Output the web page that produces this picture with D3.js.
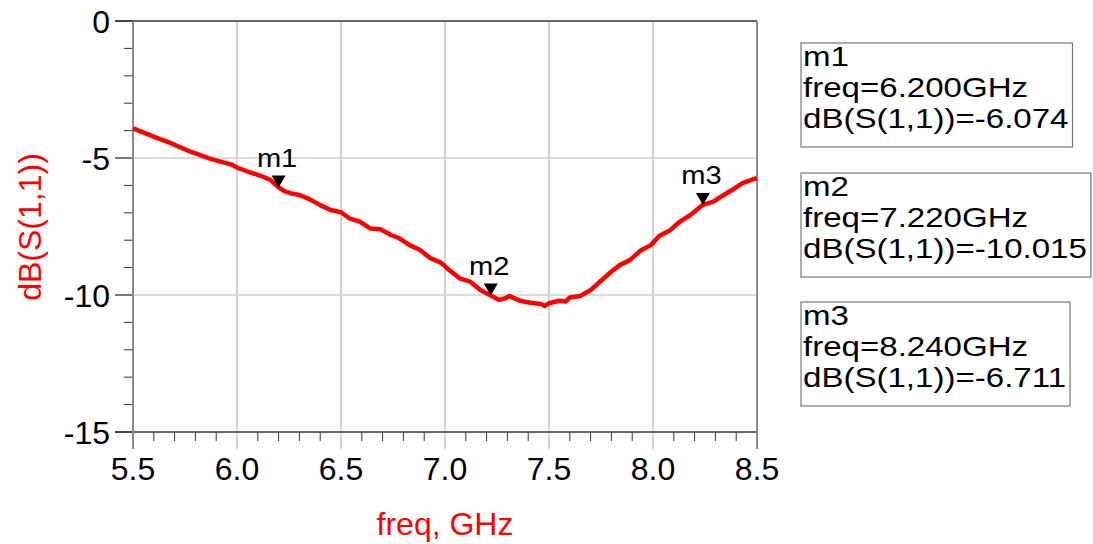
<!DOCTYPE html>
<html><head><meta charset="utf-8">
<script src="https://cdn.jsdelivr.net/npm/d3@7"></script>
<style>html,body{margin:0;padding:0;background:#fff;}svg{display:block;}</style>
</head><body><svg id="c" width="1093" height="544"></svg>
<script>
const freq = [5.50,5.56,5.63,5.68,5.73,5.78,5.82,5.87,5.92,5.97,6.01,6.06,6.11,6.16,6.20,6.23,6.26,6.30,6.35,6.40,6.45,6.50,6.54,6.59,6.64,6.69,6.74,6.78,6.83,6.88,6.93,6.98,7.02,7.07,7.12,7.17,7.22,7.26,7.29,7.31,7.36,7.41,7.46,7.48,7.50,7.55,7.58,7.60,7.65,7.70,7.75,7.79,7.84,7.89,7.94,7.99,8.03,8.08,8.13,8.18,8.24,8.29,8.34,8.38,8.43,8.48,8.50];
const s11 = [-3.92,-4.10,-4.31,-4.45,-4.62,-4.78,-4.89,-5.02,-5.13,-5.23,-5.38,-5.52,-5.64,-5.80,-6.07,-6.22,-6.29,-6.35,-6.51,-6.72,-6.90,-6.98,-7.20,-7.32,-7.57,-7.60,-7.81,-7.93,-8.18,-8.36,-8.66,-8.82,-9.09,-9.39,-9.51,-9.82,-10.02,-10.18,-10.12,-10.04,-10.21,-10.28,-10.33,-10.40,-10.30,-10.21,-10.24,-10.09,-10.04,-9.82,-9.48,-9.21,-8.91,-8.72,-8.38,-8.18,-7.85,-7.65,-7.32,-7.08,-6.71,-6.59,-6.35,-6.17,-5.92,-5.78,-5.74];
const xTicks = [5.5,6.0,6.5,7.0,7.5,8.0,8.5];
const yTicks = [0,-5,-10,-15];
const markerNames = ["m1","m2","m3"];
const markerFreq = [6.200,7.220,8.240];
const markerVal = [-6.074,-10.015,-6.711];
const xLabel = "freq, GHz";
const yLabel = "dB(S(1,1))";

const FONT = "'Liberation Sans', Arial, sans-serif";
const svg = d3.select("#c");
const L = 133, R = 757, T = 21, B = 432;
const x = d3.scaleLinear().domain([5.5, 8.5]).range([L, R]);
const y = d3.scaleLinear().domain([-15, 0]).range([B, T]);

// grid
const g = svg.append("g");
g.selectAll(".vg").data(xTicks.slice(1, -1)).enter().append("line")
  .attr("x1", d => x(d)).attr("x2", d => x(d)).attr("y1", T).attr("y2", B + 17)
  .attr("stroke", "#c4c4c4").attr("stroke-width", 1.5);
g.selectAll(".hg").data(yTicks.slice(1, -1)).enter().append("line")
  .attr("x1", L).attr("x2", R).attr("y1", d => y(d)).attr("y2", d => y(d))
  .attr("stroke", "#d0d0d0").attr("stroke-width", 1.5);

// minor ticks
const xMinor = d3.range(55, 86).map(v => v / 10).filter(v => Math.abs(v * 2 - Math.round(v * 2)) > 1e-6);
g.selectAll(".xm").data(xMinor).enter().append("line")
  .attr("x1", d => x(d)).attr("x2", d => x(d)).attr("y1", B).attr("y2", B + 9)
  .attr("stroke", "#333").attr("stroke-width", 1);
const yMinor = d3.range(-15, 1).filter(v => v % 5 !== 0);
g.selectAll(".ym").data(yMinor).enter().append("line")
  .attr("x1", L - 9).attr("x2", L).attr("y1", d => y(d)).attr("y2", d => y(d))
  .attr("stroke", "#333").attr("stroke-width", 1);

// major y ticks
g.selectAll(".yM").data(yTicks).enter().append("line")
  .attr("x1", L - 18).attr("x2", L).attr("y1", d => y(d)).attr("y2", d => y(d))
  .attr("stroke", "#222").attr("stroke-width", 1.2);

// top & bottom lines
g.append("line").attr("x1", L - 18).attr("x2", R).attr("y1", T).attr("y2", T).attr("stroke", "#333").attr("stroke-width", 1.5);
g.append("line").attr("x1", L - 18).attr("x2", R).attr("y1", B).attr("y2", B).attr("stroke", "#333").attr("stroke-width", 1.5);
// left & right borders
g.append("line").attr("x1", L).attr("x2", L).attr("y1", T).attr("y2", B + 17).attr("stroke", "#8a8a8a").attr("stroke-width", 2);
g.append("line").attr("x1", R).attr("x2", R).attr("y1", T).attr("y2", B + 17).attr("stroke", "#8a8a8a").attr("stroke-width", 2);

// tick labels
g.selectAll(".xl").data(xTicks).enter().append("text")
  .attr("x", d => x(d)).attr("y", 480).attr("text-anchor", "middle")
  .attr("font-family", FONT).attr("font-size", 32).attr("fill", "#000")
  .text(d => d.toFixed(1));
g.selectAll(".yl").data(yTicks).enter().append("text")
  .attr("x", 110).attr("y", d => y(d) + 11.5).attr("text-anchor", "end")
  .attr("font-family", FONT).attr("font-size", 32).attr("fill", "#000")
  .text(d => d);

// axis titles
svg.append("text").attr("x", 445).attr("y", 535).attr("text-anchor", "middle")
  .attr("font-family", FONT).attr("font-size", 32).attr("fill", "#ff0000").text(xLabel);
svg.append("text").attr("transform", "translate(41,227) rotate(-90)").attr("text-anchor", "middle")
  .attr("font-family", FONT).attr("font-size", 32).attr("fill", "#ff0000").text(yLabel);

// curve
const data = freq.map((f, i) => ({ f, v: s11[i] }));
svg.append("path").datum(data)
  .attr("d", d3.line().x(d => x(d.f)).y(d => y(d.v)))
  .attr("fill", "none").attr("stroke", "#ff0000").attr("stroke-width", 4.5)
  .attr("stroke-linejoin", "round");

// markers
const mk = markerNames.map((n, i) => ({ n, f: markerFreq[i], v: markerVal[i] }));
const mg = svg.selectAll(".mk").data(mk).enter().append("g")
  .attr("transform", d => `translate(${x(d.f)},${y(d.v)})`);
mg.append("path").attr("d", "M0,0 L-7,-12 L7,-12 Z").attr("fill", "#000");
mg.append("text").attr("transform", "translate(-1.5,-20.5) scale(1.12,1)").attr("text-anchor", "middle")
  .attr("font-family", FONT).attr("font-size", 26).attr("fill", "#000").text(d => d.n);

// marker readouts
const boxTops = [43, 173, 302];
const SX = 1.16;
mk.forEach((d, i) => {
  const bg = svg.append("g").attr("transform", `translate(801,${boxTops[i]})`);
  const rect = bg.append("rect").attr("x", 0).attr("y", 0).attr("height", 104)
    .attr("fill", "#fff").attr("stroke", "#777").attr("stroke-width", 1.2);
  const lines = [d.n, "freq=" + d.f.toFixed(3) + "GHz", "dB(S(1,1))=" + d.v.toFixed(3)];
  const t = bg.append("text").attr("transform", `scale(${SX},1)`)
    .attr("font-family", FONT).attr("font-size", 28.5).attr("fill", "#000");
  lines.forEach((s, j) => t.append("tspan").attr("x", 2 / SX).attr("y", 23 + j * 31).text(s));
  const w = t.node().getBBox().width * SX;
  rect.attr("width", Math.min(w + 6, 1092 - 801));
});
</script></body></html>
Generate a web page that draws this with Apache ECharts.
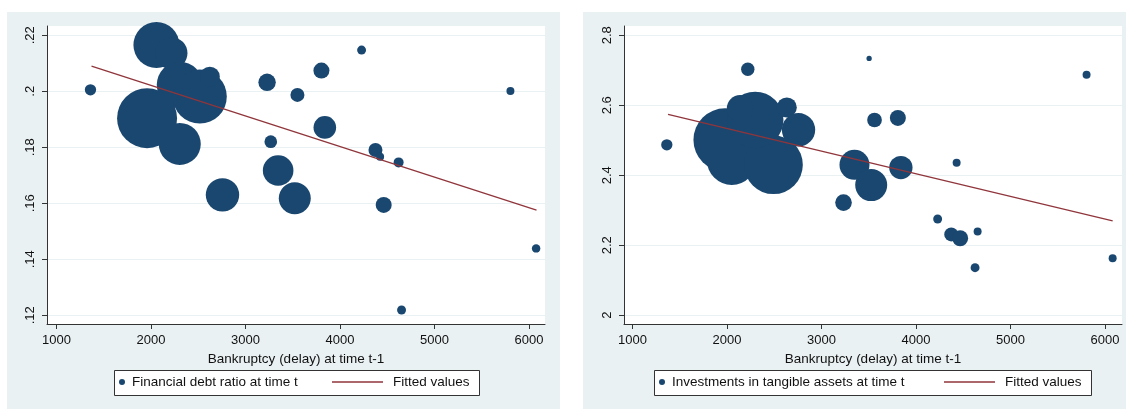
<!DOCTYPE html>
<html>
<head>
<meta charset="utf-8">
<script src="https://cdn.jsdelivr.net/npm/echarts@6/dist/echarts.min.js"></script>
<style>
body{margin:0;background:#fff;width:1126px;height:409px;position:relative;overflow:hidden}
.panel{position:absolute;top:12px;height:397px;background:#eaf1f3}
#left{left:7px;width:553px}
#right{left:583px;width:543px}
</style>
</head>
<body>
<div id="left" class="panel"></div>
<div id="right" class="panel"></div>
<script>
// shared x axis
var xTicks=[1000,2000,3000,4000,5000,6000]
var xTickLabels=['1000','2000','3000','4000','5000','6000']
var xTitle='Bankruptcy (delay) at time t-1'

// left: financial debt ratio
var debtTicks=[.12,.14,.16,.18,.2,.22]
var debtTickLabels=['.12','.14','.16','.18','.2','.22']
var debtX=[1360,2058,2217,2305,2517,2623,1959,2305,2757,3229,3550,3804,3840,3268,3346,3522,4229,5804,4376,4425,4621,4463,6076,4652]
var debtY=[.2005,.2165,.2136,.2023,.1981,.2052,.1904,.1812,.163,.2032,.1987,.2074,.1871,.182,.1717,.1618,.2147,.2001,.179,.1766,.1746,.1594,.1439,.1219]
var debtW=[32,529,256,529,729,100,900,441,279,76,49,64,128,40,234,256,20,16,49,16,25,64,18,20]
var debtFitX=[1371,6080]
var debtFitY=[.209,.1576]

// right: investments in tangible assets
var invTicks=[2,2.2,2.4,2.6,2.8]
var invTickLabels=['2','2.2','2.4','2.6','2.8']
var invX=[1363,2220,1980,2051,2492,2298,2139,2633,2757,3504,3561,3808,3349,3526,3840,3233,4430,5805,4229,4373,4467,4652,4625,6081]
var invY=[2.487,2.703,2.501,2.444,2.430,2.558,2.591,2.594,2.530,2.734,2.558,2.564,2.430,2.372,2.422,2.322,2.436,2.687,2.275,2.231,2.220,2.239,2.136,2.163]
var invW=[32,45,1003,625,860,800,178,100,278,7,54,64,225,256,136,69,16,16,20,49,64,16,20,16]
var invFitX=[1376,6081]
var invFitY=[2.574,2.270]

var FONT='"Liberation Sans", Arial, sans-serif'
var NAVY='#1a476f'
var MAROON='#90353b'

function zip3(a,b,c){
  var out=[]
  for(var i=0;i<a.length;i++){ out.push([a[i],b[i],c[i]]) }
  return out
}
function zip2(a,b){
  var out=[]
  for(var i=0;i<a.length;i++){ out.push([a[i],b[i]]) }
  return out
}
function labelOf(ticks,labels){
  return function(v){
    for(var i=0;i<ticks.length;i++){ if(Math.abs(ticks[i]-v)<1e-9) return labels[i] }
    return ''
  }
}

function panel(el,cfg){
  var chart=echarts.init(el,null,{renderer:'canvas'})
  chart.setOption({
    animation:false,
    textStyle:{fontFamily:FONT},
    grid:{left:cfg.gridLeft,top:14,width:498,height:298,show:true,backgroundColor:'#fff',borderWidth:0},
    xAxis:{
      type:'value',min:cfg.xMin,max:cfg.xMax,
      axisLine:{onZero:false,lineStyle:{color:'#333',width:1}},
      axisTick:{customValues:xTicks,length:5,lineStyle:{color:'#333'}},
      axisLabel:{customValues:xTicks,margin:10,fontSize:13,color:'#111',fontFamily:FONT,
        formatter:labelOf(xTicks,xTickLabels)},
      splitLine:{show:false},
      name:xTitle,nameLocation:'middle',nameGap:23,
      nameTextStyle:{fontSize:13.5,color:'#111',fontFamily:FONT}
    },
    yAxis:{
      type:'value',min:cfg.yMin,max:cfg.yMax,
      axisLine:{show:true,onZero:false,lineStyle:{color:'#333',width:1}},
      axisTick:{show:true,customValues:cfg.yTicks,length:5,lineStyle:{color:'#333'}},
      axisLabel:{customValues:cfg.yTicks,rotate:90,margin:10,fontSize:13,color:'#111',fontFamily:FONT,
        formatter:labelOf(cfg.yTicks,cfg.yLabels)},
      splitLine:{show:true,lineStyle:{color:'#eaf1f3',width:1}}
    },
    legend:[
      {data:[{name:cfg.name,icon:'circle'}],left:cfg.leg1,top:363,itemWidth:10,itemHeight:6,padding:0,
        selectedMode:false,textStyle:{fontSize:13.5,color:'#111',fontFamily:FONT}},
      {data:[{name:'Fitted values',icon:'rect'}],left:cfg.leg2,top:363,itemWidth:51,itemHeight:1.4,padding:0,
        selectedMode:false,textStyle:{fontSize:13.5,color:'#111',fontFamily:FONT,padding:[0,0,0,5]}}
    ],
    graphic:[
      {type:'rect',shape:{x:cfg.boxX+0.5,y:358.5,width:cfg.boxW,height:25},
        style:{fill:'#fff',stroke:'#333',lineWidth:1},z:1}
    ],
    series:[
      {type:'scatter',name:cfg.name,data:zip3(cfg.x,cfg.y,cfg.w),
        symbolSize:function(d){return 2*Math.sqrt(d[2])},
        itemStyle:{color:NAVY,opacity:1},emphasis:{disabled:true},z:2},
      {type:'line',name:'Fitted values',data:zip2(cfg.fitX,cfg.fitY),symbol:'none',
        lineStyle:{color:MAROON,width:1.3},itemStyle:{color:MAROON},emphasis:{disabled:true},z:3}
    ]
  })
  return chart
}

panel(document.getElementById('left'),{
  gridLeft:40,xMin:900,xMax:6170,yMin:.1169,yMax:.2233,
  yTicks:debtTicks,yLabels:debtTickLabels,
  x:debtX,y:debtY,w:debtW,fitX:debtFitX,fitY:debtFitY,
  name:'Financial debt ratio at time t',
  leg1:112,leg2:325,boxX:107,boxW:365
})
panel(document.getElementById('right'),{
  gridLeft:41,xMin:910,xMax:6180,yMin:1.975,yMax:2.8266,
  yTicks:invTicks,yLabels:invTickLabels,
  x:invX,y:invY,w:invW,fitX:invFitX,fitY:invFitY,
  name:'Investments in tangible assets at time t',
  leg1:76,leg2:361,boxX:71,boxW:437
})
</script>
</body>
</html>
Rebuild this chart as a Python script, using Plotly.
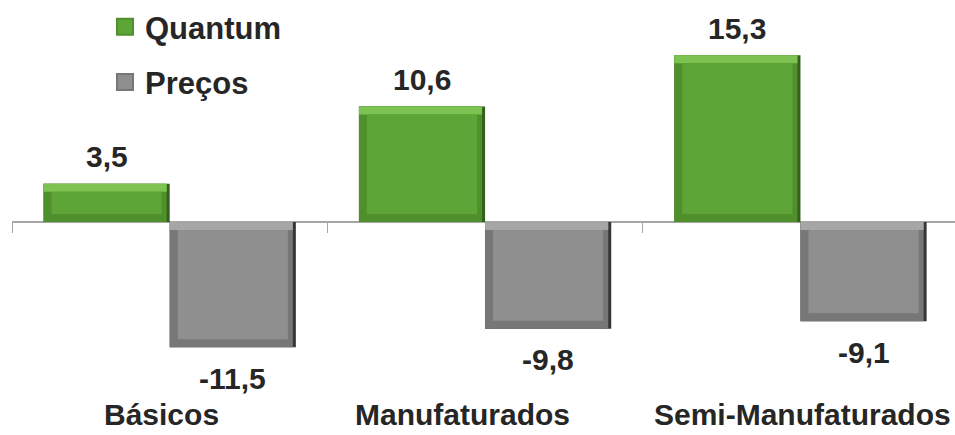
import plotly.graph_objects as go

# ---------------- data ----------------
categories = ["Básicos", "Manufaturados", "Semi-Manufaturados"]
series_names = ["Quantum", "Preços"]
quantum = [3.5, 10.6, 15.3]
precos = [-11.5, -9.8, -9.1]

# ---------------- styling / layout constants ----------------
W, H = 955, 435
M_L, M_R, M_T, M_B = 12, 0, 0, 0
X_RANGE = [-0.5, 2.49]
Y_RANGE = [-19.54, 20.37]
BAR_W = 0.4
FONT = "Liberation Sans, Arial, sans-serif"
TXT = "#262626"
FS = 30

px_x = (W - M_L - M_R) / (X_RANGE[1] - X_RANGE[0])
px_y = (H - M_T - M_B) / (Y_RANGE[1] - Y_RANGE[0])

styles = {
    "Quantum": dict(edge="#345f1c", side="#4f902c", top="#7dc352",
                    face="#5ea537", offset=-BAR_W),
    "Preços": dict(edge="#363636", side="#777777", top="#a6a6a6",
                   face="#8f8f8f", offset=0.0),
}

fig = go.Figure()
xs = list(range(len(categories)))


def bar(lo, hi, offset, width, color):
    fig.add_trace(go.Bar(x=xs, y=[h - l for l, h in zip(lo, hi)], base=lo,
                         offset=offset, width=width,
                         marker=dict(color=color, line=dict(width=0)),
                         showlegend=False, hoverinfo="skip"))


def layered(name, values):
    st = styles[name]
    lo = [min(0, v) for v in values]
    hi = [max(0, v) for v in values]
    e_x, e_y = 3 / px_x, 3 / px_y
    b_x, b_y = 8 / px_x, 8 / px_y
    # outer dark edge (shows on right side)
    bar(lo, hi, st["offset"], BAR_W, st["edge"])
    # side/bottom tone
    bar(lo, hi, st["offset"], BAR_W - e_x, st["side"])
    # light top bevel
    bar([h - b_y for h in hi], hi, st["offset"], BAR_W - e_x, st["top"])
    # face
    bar([l + b_y for l in lo], [h - b_y for h in hi],
        st["offset"] + b_x, BAR_W - 2 * b_x, st["face"])
    # legend entry
    fig.add_trace(go.Scatter(x=[None], y=[None], mode="markers", name=name,
                             marker=dict(symbol="square", size=16,
                                         color=st["face"],
                                         line=dict(color=st["side"], width=2)),
                             showlegend=True, legendgroup=name,
                             hoverinfo="skip"))


layered("Quantum", quantum)
layered("Preços", precos)

ann = []


def fmt(v):
    return f"{v:.1f}".replace(".", ",")


for i, v in enumerate(quantum):
    ann.append(dict(x=i - BAR_W / 2, y=v, xref="x", yref="y", text=fmt(v),
                    showarrow=False, yanchor="middle", yshift=27,
                    font=dict(family=FONT, size=FS, color=TXT, weight="bold")))
for i, v in enumerate(precos):
    ann.append(dict(x=i + BAR_W / 2, y=v, xref="x", yref="y", text=fmt(v),
                    showarrow=False, yanchor="middle", yshift=-31,
                    font=dict(family=FONT, size=FS, color=TXT, weight="bold")))

cat_shift = [-8, -23, 2]
for i, c in enumerate(categories):
    ann.append(dict(x=i, y=1 - 414 / H, xref="x", yref="paper", text=c,
                    showarrow=False, yanchor="middle", xshift=cat_shift[i],
                    font=dict(family=FONT, size=FS, color=TXT, weight="bold")))

zero_pos = (0 - Y_RANGE[0]) / (Y_RANGE[1] - Y_RANGE[0])

fig.update_layout(
    width=W, height=H,
    margin=dict(l=M_L, r=M_R, t=M_T, b=M_B),
    paper_bgcolor="white", plot_bgcolor="white",
    barmode="overlay",
    showlegend=True,
    legend=dict(x=(105 - M_L) / (W - M_L - M_R), xanchor="left",
                y=1.0, yanchor="top", traceorder="grouped", tracegroupgap=12,
                font=dict(family=FONT, size=31, color=TXT, weight="bold"),
                bgcolor="rgba(0,0,0,0)"),
    xaxis=dict(range=X_RANGE, anchor="free", position=zero_pos,
               showline=True, linecolor="#a6a6a6", linewidth=2,
               ticks="outside", tickvals=[-0.5, 0.5, 1.5], ticklen=10,
               tickcolor="#a6a6a6", tickwidth=1, showticklabels=False,
               showgrid=False, zeroline=False, layer="below traces",
               fixedrange=True),
    yaxis=dict(range=Y_RANGE, visible=False, showgrid=False, zeroline=False,
               fixedrange=True),
    annotations=ann,
)

fig.write_html("out.html")
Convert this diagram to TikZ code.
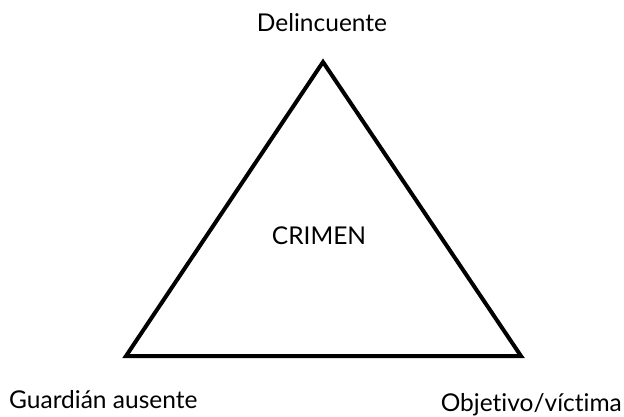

━━━━━━━━━━━━━━━━

▸ **DO THIS**: Repeat exactly the part that opens with the line containing "Rebuild this chart" and closes with the line containing "px_y = (H - M_T". Include both end lines, and drop the pictures.

▸ **PROBLEM SOLUTION**:
Rebuild this chart as a Python script, using Plotly.
import plotly.graph_objects as go

# ---------------- data ----------------
categories = ["Básicos", "Manufaturados", "Semi-Manufaturados"]
series_names = ["Quantum", "Preços"]
quantum = [3.5, 10.6, 15.3]
precos = [-11.5, -9.8, -9.1]

# ---------------- styling / layout constants ----------------
W, H = 955, 435
M_L, M_R, M_T, M_B = 12, 0, 0, 0
X_RANGE = [-0.5, 2.49]
Y_RANGE = [-19.54, 20.37]
BAR_W = 0.4
FONT = "Liberation Sans, Arial, sans-serif"
TXT = "#262626"
FS = 30

px_x = (W - M_L - M_R) / (X_RANGE[1] - X_RANGE[0])
px_y = (H - M_T - M_B) / (Y_RANGE[1] - Y_RANGE[0])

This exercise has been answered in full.